Downcity
Services

Shell Service

Explain what shellService owns, what shell_id means, and how agent-to-shell interaction works for both short commands and long-running jobs

Shell Service

shellService is the runtime service that owns shell execution sessions.

Its job is not only "run a command". Its job is to define:

  • who owns shell state
  • how long-running work stays queryable
  • how shell sessions stay separate from chat contextId
  • how output is persisted and audited

What it owns

  • starting shell sessions
  • tracking shell state
  • buffering and persisting stdout/stderr
  • reading status and incremental output by shell_id
  • returning shell completion back to the original chat so the main agent can reply

What it does not own

  • it does not message users directly
  • it does not replace agent reasoning
  • it does not define third-party business semantics

For example, an external thread_id from a video-generation site is only an attached external reference, not a runtime primary key.

Three IDs to keep separate

1. contextId

This is the chat / agent conversation context ID.

It represents:

  • which conversation this belongs to
  • which chat lane is serialized
  • where agent message history lives

2. shell_id

This is a shell session ID.

It represents:

  • one command execution instance
  • one shell session that can be queried, read, or closed

3. external thread_id

This is a third-party task ID.

Examples:

  • a Jianying task ID
  • a workflow ID from an external website

It can be attached to a shell session, but it is not a runtime primary key.

Relationship between agent and shell

The relationship is now explicit:

  • the agent is the orchestrator
  • shell is an execution resource
  • shell does not talk to the user directly
  • shell still returns to the main agent when it finishes

The user is always interacting with the agent, not with a raw background shell.

Available shell tools

shell_exec

Execute once and wait until completion.

Use it when:

  • the command is short
  • no mid-run status is needed
  • no stdin interaction is needed

The agent does not need to manage shell_id after the call.

If the command may run for a while, use shell_start instead.

shell_start

Starts a shell session and returns:

  • shell_id
  • current status
  • the first output chunk

If the command is short, it may finish immediately during this call.

If the command is long, it returns running, and the agent can check later.

shell_status

Reads current shell session status.

This is the right tool when a user asks:

  • how is it going?
  • is it still running?
  • what is the latest output?

shell_read

Reads incremental output starting from from_cursor.

This should only be used when the agent really needs raw incremental output.

shell_write

Writes to shell stdin.

shell_wait

Waits for state change or new output.

The important point:

  • the agent does not need to write its own high-frequency empty polling loop
  • the shell service owns the wait/state mechanism

shell_close

Closes the shell session and releases resources.
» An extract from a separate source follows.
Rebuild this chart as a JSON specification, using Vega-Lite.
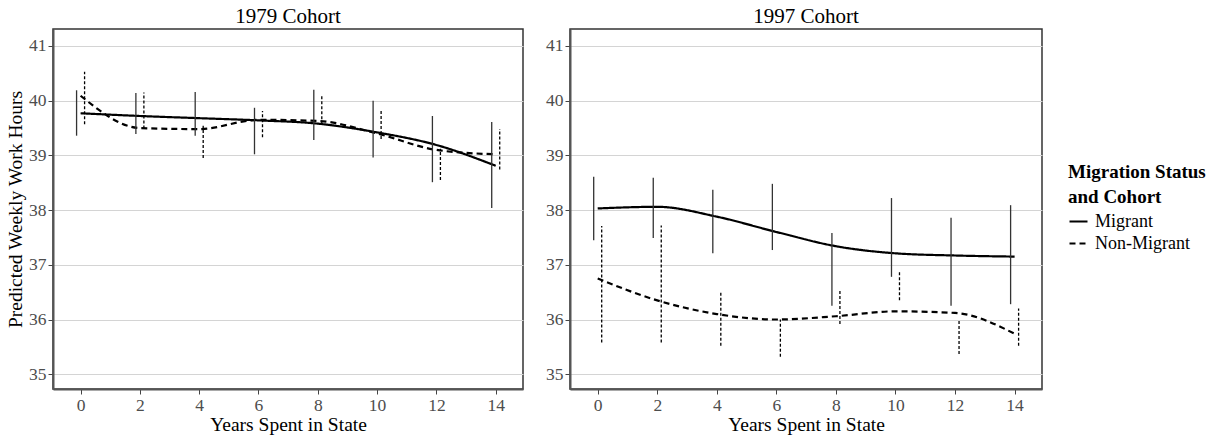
{
  "$schema": "https://vega.github.io/schema/vega-lite/v6.json",
  "padding": {"left": 4, "top": 5, "right": 2, "bottom": 1},
  "background": "white",
  "config": {
    "font": "Liberation Serif",
    "view": {"stroke": "#333333", "strokeWidth": 1.5},
    "axis": {
      "labelFont": "Liberation Serif", "labelFontSize": 17.5, "labelColor": "#4d4d4d", "labelPadding": 2,
      "titleFont": "Liberation Serif", "titleFontSize": 19.5, "titleFontWeight": "normal", "titleColor": "black",
      "gridColor": "#d4d4d4", "gridWidth": 1.2, "tickColor": "#444444", "tickSize": 5,
      "domainColor": "#555555", "domainWidth": 2
    },
    "title": {"font": "Liberation Serif", "fontSize": 21, "fontWeight": "normal", "color": "black", "offset": 2},
    "legend": {
      "titleFont": "Liberation Serif", "titleFontSize": 19, "titleFontWeight": "bold", "titleColor": "black", "titleLineHeight": 25, "titlePadding": 4,
      "labelFont": "Liberation Serif", "labelFontSize": 18, "labelColor": "black", "labelOffset": 6, "rowPadding": 2,
      "symbolType": "stroke", "symbolStrokeWidth": 2.2, "symbolSize": 324, "symbolStrokeColor": "black"
    },
    "concat": {"spacing": 20}
  },
  "datasets": {
    "d": [
      {"cohort": "1979", "status": "Migrant", "years": 0, "est": 39.77, "hi": 40.19, "lo": 39.36},
      {"cohort": "1979", "status": "Migrant", "years": 2, "est": 39.72, "hi": 40.14, "lo": 39.39},
      {"cohort": "1979", "status": "Migrant", "years": 4, "est": 39.68, "hi": 40.16, "lo": 39.36},
      {"cohort": "1979", "status": "Migrant", "years": 6, "est": 39.64, "hi": 39.87, "lo": 39.02},
      {"cohort": "1979", "status": "Migrant", "years": 8, "est": 39.58, "hi": 40.2, "lo": 39.28},
      {"cohort": "1979", "status": "Migrant", "years": 10, "est": 39.42, "hi": 40.0, "lo": 38.96},
      {"cohort": "1979", "status": "Migrant", "years": 12, "est": 39.19, "hi": 39.72, "lo": 38.51},
      {"cohort": "1979", "status": "Migrant", "years": 14, "est": 38.81, "hi": 39.61, "lo": 38.04},
      {"cohort": "1979", "status": "Non-Migrant", "years": 0, "est": 40.09, "hi": 40.53, "lo": 39.57},
      {"cohort": "1979", "status": "Non-Migrant", "years": 2, "est": 39.5, "hi": 40.15, "lo": 39.49},
      {"cohort": "1979", "status": "Non-Migrant", "years": 4, "est": 39.48, "hi": 39.54, "lo": 38.95},
      {"cohort": "1979", "status": "Non-Migrant", "years": 6, "est": 39.65, "hi": 39.81, "lo": 39.33},
      {"cohort": "1979", "status": "Non-Migrant", "years": 8, "est": 39.63, "hi": 40.1, "lo": 39.57},
      {"cohort": "1979", "status": "Non-Migrant", "years": 10, "est": 39.4, "hi": 39.81, "lo": 39.3},
      {"cohort": "1979", "status": "Non-Migrant", "years": 12, "est": 39.1, "hi": 39.12, "lo": 38.55},
      {"cohort": "1979", "status": "Non-Migrant", "years": 14, "est": 39.02, "hi": 39.48, "lo": 38.74},
      {"cohort": "1997", "status": "Migrant", "years": 0, "est": 38.03, "hi": 38.61, "lo": 37.45},
      {"cohort": "1997", "status": "Migrant", "years": 2, "est": 38.06, "hi": 38.59, "lo": 37.49},
      {"cohort": "1997", "status": "Migrant", "years": 4, "est": 37.88, "hi": 38.37, "lo": 37.21},
      {"cohort": "1997", "status": "Migrant", "years": 6, "est": 37.6, "hi": 38.48, "lo": 37.27},
      {"cohort": "1997", "status": "Migrant", "years": 8, "est": 37.34, "hi": 37.58, "lo": 36.25},
      {"cohort": "1997", "status": "Migrant", "years": 10, "est": 37.21, "hi": 38.22, "lo": 36.78},
      {"cohort": "1997", "status": "Migrant", "years": 12, "est": 37.17, "hi": 37.86, "lo": 36.25},
      {"cohort": "1997", "status": "Migrant", "years": 14, "est": 37.15, "hi": 38.09, "lo": 36.28},
      {"cohort": "1997", "status": "Non-Migrant", "years": 0, "est": 36.75, "hi": 37.71, "lo": 35.58},
      {"cohort": "1997", "status": "Non-Migrant", "years": 2, "est": 36.35, "hi": 37.72, "lo": 35.58},
      {"cohort": "1997", "status": "Non-Migrant", "years": 4, "est": 36.1, "hi": 36.5, "lo": 35.52},
      {"cohort": "1997", "status": "Non-Migrant", "years": 6, "est": 36.0, "hi": 36.0, "lo": 35.32},
      {"cohort": "1997", "status": "Non-Migrant", "years": 8, "est": 36.06, "hi": 36.56, "lo": 35.92},
      {"cohort": "1997", "status": "Non-Migrant", "years": 10, "est": 36.15, "hi": 36.87, "lo": 36.35},
      {"cohort": "1997", "status": "Non-Migrant", "years": 12, "est": 36.12, "hi": 36.01, "lo": 35.37},
      {"cohort": "1997", "status": "Non-Migrant", "years": 14, "est": 35.74, "hi": 36.2, "lo": 35.52}
    ]
  },
  "hconcat": [
    {
      "title": "1979 Cohort",
      "width": 470, "height": 360,
      "data": {"name": "d"},
      "transform": [{"filter": "datum.cohort == '1979'"}],
      "encoding": {
        "x": {"field": "years", "type": "quantitative", "scale": {"domain": [-0.93, 14.92], "nice": false, "zero": false},
              "axis": {"title": "Years Spent in State", "values": [0,2,4,6,8,10,12,14], "grid": false, "titlePadding": 2}}
      },
      "layer": [
        {
          "mark": {"type": "line", "interpolate": "monotone", "color": "black", "strokeWidth": 2.2},
          "encoding": {
            "y": {"field": "est", "type": "quantitative", "scale": {"domain": [34.73, 41.31], "nice": false, "zero": false},
                  "axis": {"title": "Predicted Weekly Work Hours", "values": [35,36,37,38,39,40,41], "titlePadding": 3}},
            "strokeDash": {"field": "status", "type": "nominal",
              "scale": {"domain": ["Migrant", "Non-Migrant"], "range": [[1, 0], [6, 4]]},
              "legend": {"title": ["Migration Status", "and Cohort"], "orient": "none", "legendX": 1015, "legendY": 134}}
          }
        },
        {
          "transform": [{"filter": "datum.status == 'Migrant'"}],
          "mark": {"type": "rule", "color": "#333333", "strokeWidth": 1.3, "xOffset": -4},
          "encoding": {"y": {"field": "lo", "type": "quantitative"}, "y2": {"field": "hi"}}
        },
        {
          "transform": [{"filter": "datum.status == 'Non-Migrant'"}],
          "mark": {"type": "rule", "color": "black", "strokeWidth": 1.3, "strokeDash": [3, 2], "xOffset": 4},
          "encoding": {"y": {"field": "lo", "type": "quantitative"}, "y2": {"field": "hi"}}
        }
      ]
    },
    {
      "title": "1997 Cohort",
      "width": 472, "height": 360,
      "data": {"name": "d"},
      "transform": [{"filter": "datum.cohort == '1997'"}],
      "encoding": {
        "x": {"field": "years", "type": "quantitative", "scale": {"domain": [-0.93, 14.92], "nice": false, "zero": false},
              "axis": {"title": "Years Spent in State", "values": [0,2,4,6,8,10,12,14], "grid": false, "titlePadding": 2}}
      },
      "layer": [
        {
          "mark": {"type": "line", "interpolate": "monotone", "color": "black", "strokeWidth": 2.2},
          "encoding": {
            "y": {"field": "est", "type": "quantitative", "scale": {"domain": [34.73, 41.31], "nice": false, "zero": false},
                  "axis": {"title": null, "values": [35,36,37,38,39,40,41]}},
            "strokeDash": {"field": "status", "type": "nominal",
              "scale": {"domain": ["Migrant", "Non-Migrant"], "range": [[1, 0], [6, 4]]},
              "legend": {"title": ["Migration Status", "and Cohort"], "orient": "none", "legendX": 1015, "legendY": 134}}
          }
        },
        {
          "transform": [{"filter": "datum.status == 'Migrant'"}],
          "mark": {"type": "rule", "color": "#333333", "strokeWidth": 1.3, "xOffset": -4},
          "encoding": {"y": {"field": "lo", "type": "quantitative"}, "y2": {"field": "hi"}}
        },
        {
          "transform": [{"filter": "datum.status == 'Non-Migrant'"}],
          "mark": {"type": "rule", "color": "black", "strokeWidth": 1.3, "strokeDash": [3, 2], "xOffset": 4},
          "encoding": {"y": {"field": "lo", "type": "quantitative"}, "y2": {"field": "hi"}}
        }
      ]
    }
  ]
}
What the shell logic is now

Short commands

Short commands should prefer shell_exec.

Its behavior is:

  • execute once
  • wait for completion
  • return final output directly
  • require no follow-up shell_id management

Implementation-wise it still reuses the same shell session engine, but the stateful interaction is not exposed to the model.

Long-running jobs

The long-job flow is:

  1. the agent calls shell_start
  2. runtime creates a shell_id
  3. shellService owns process, state, output, and waiters
  4. the agent tells the user the job has started
  5. when the user asks for progress, the agent calls shell_status or shell_wait
  6. when the shell exits, the service enqueues an internal chat message
  7. the main agent replies with the final result

Why the agent no longer polls the shell itself

The old model had several problems:

  • shell and chat IDs were easy to confuse
  • the agent became the shell poller
  • user experience during long jobs was poor

The new model changes that:

  • shellService owns shell state
  • the agent queries shell state instead of managing it
  • when shell exits, the result returns to the original chat through the agent

Persisted shell session structure

Each shell session writes to:

.downcity/shell/<shell_id>/
├─ snapshot.json
└─ output.log

Where:

  • snapshot.json stores current shell state
  • output.log stores full output

This gives shell its own auditable surface instead of living only inside a transient tool call.

Chat relationship diagram

When shell sessions are the right fit

Use a shell session when:

  • the command may run for a while
  • progress may need to be queried
  • incremental output matters
  • stdin interaction may be needed

If the command is very short, shell_start is still fine. It will often complete during inline wait and return immediately.

What is not provided right now

One-shot execution is now available through shell_exec.

It should still be kept for short and self-contained commands.

If a command may:

  • run for a long time
  • need progress checks
  • need stdin interaction

then it should not use shell_exec; it should use stateful shell_start instead.